The Harbor was a long time in the making, says Barry Ray, a partner at the facility in Rome, GA. About three years ago, he and his colleagues began an intensive research process. They read the latest academic literature and visited about 20 regional facilities.

They kept hearing how transformative it could be to take memory care residents back to earlier periods of their lives, Ray says. Based on this research, the project team decided to design and decorate The Harbor in the style of the 1950s, a happy decade for many members of the Greatest Generation. 

With the $2 million, 24-bed project completed in September, residents are now able to enter a bygone world, from common areas featuring mid-century furniture to 1950s-style dinettes. Decorative touches include a manual typewriter and colorful rotary telephones.

The design not only takes residents back to a particular time, but to a particular place. Renaissance Marquis Executive Director Renita Chambers explains how photos and pencil sketches of ’50s-era local landmarks, historical sites and schools remind residents what the community was like. 

“We could have a 30-minute conversation at each drawing,” Chambers says. “Residents say ‘I went to school here,’ or ‘I remember this being downtown.’ They’re younger and happier in their minds.”

To create a sensory experience, the unit features fence pickets and other objects for residents to touch affixed to the walls. However, the design also deflects attention from certain things. A mural artist painted certain doors to blend in with the wall. This way, residents who should not be leaving the area are not drawn to walk through them.

The staff could use a little more storage space for their needs, Chambers says, but otherwise they wouldn’t change a thing. Ray concurs. He says there’s already a 40-bed prototype in the works utilizing the concepts behind The Harbor.

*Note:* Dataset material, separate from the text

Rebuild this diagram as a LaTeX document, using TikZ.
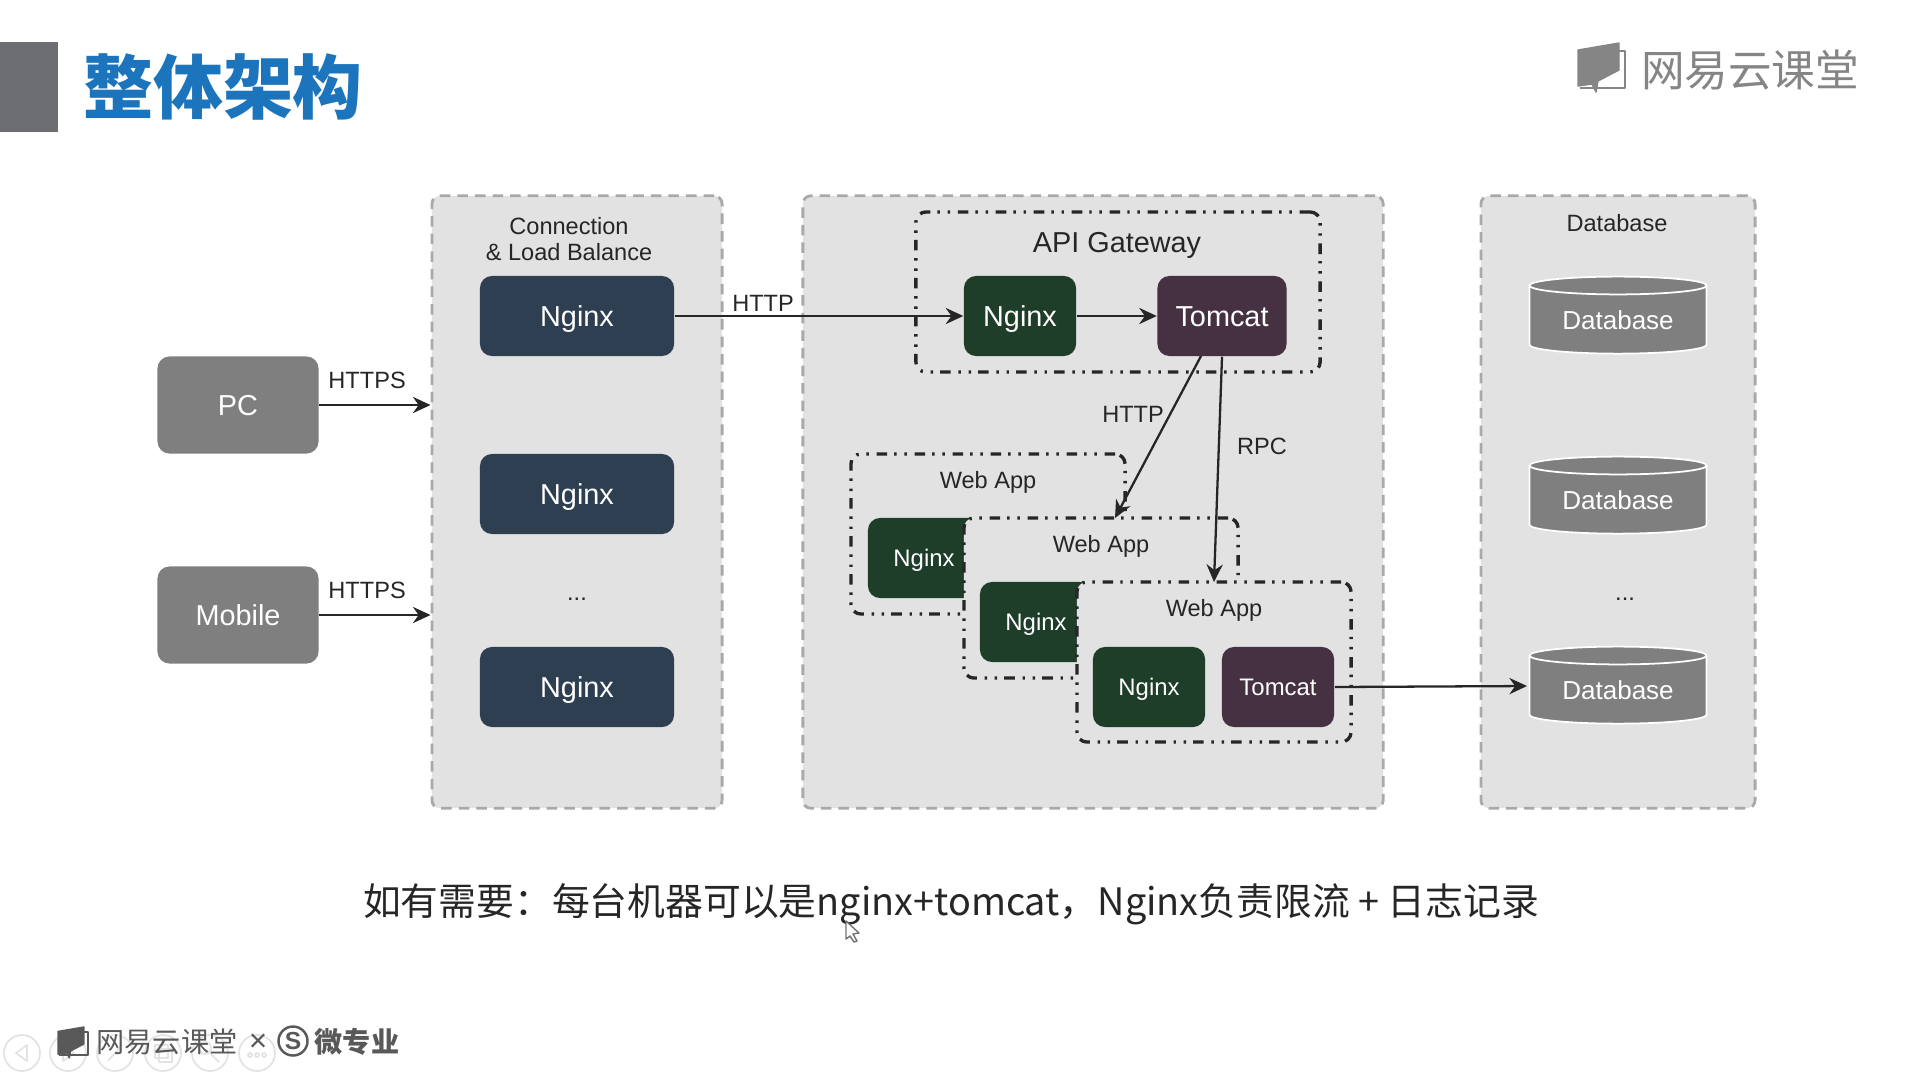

Project manager Andrew Sutherland, of Empire Corporation of Tennessee, praises Chambers and Ray for bringing the whole project team on board to create the envisioned space down to the smallest details. 

For example, research indicated memory care residents’ restroom usage improves if the toilet seat color contrasts with the commode. When the team couldn’t find any seat covers in the right shade at the needed price point, Sutherland came up with a novel solution.

“My stepfather builds custom hot rods, so we sanded the seats down and painted them in the paint booth,” Sutherland says.

This kind of commitment paid off. Chambers tells of one woman who was depressed and not ambulatory. After moving in, her mood and movement improved. For her, the residence is pleasant indeed.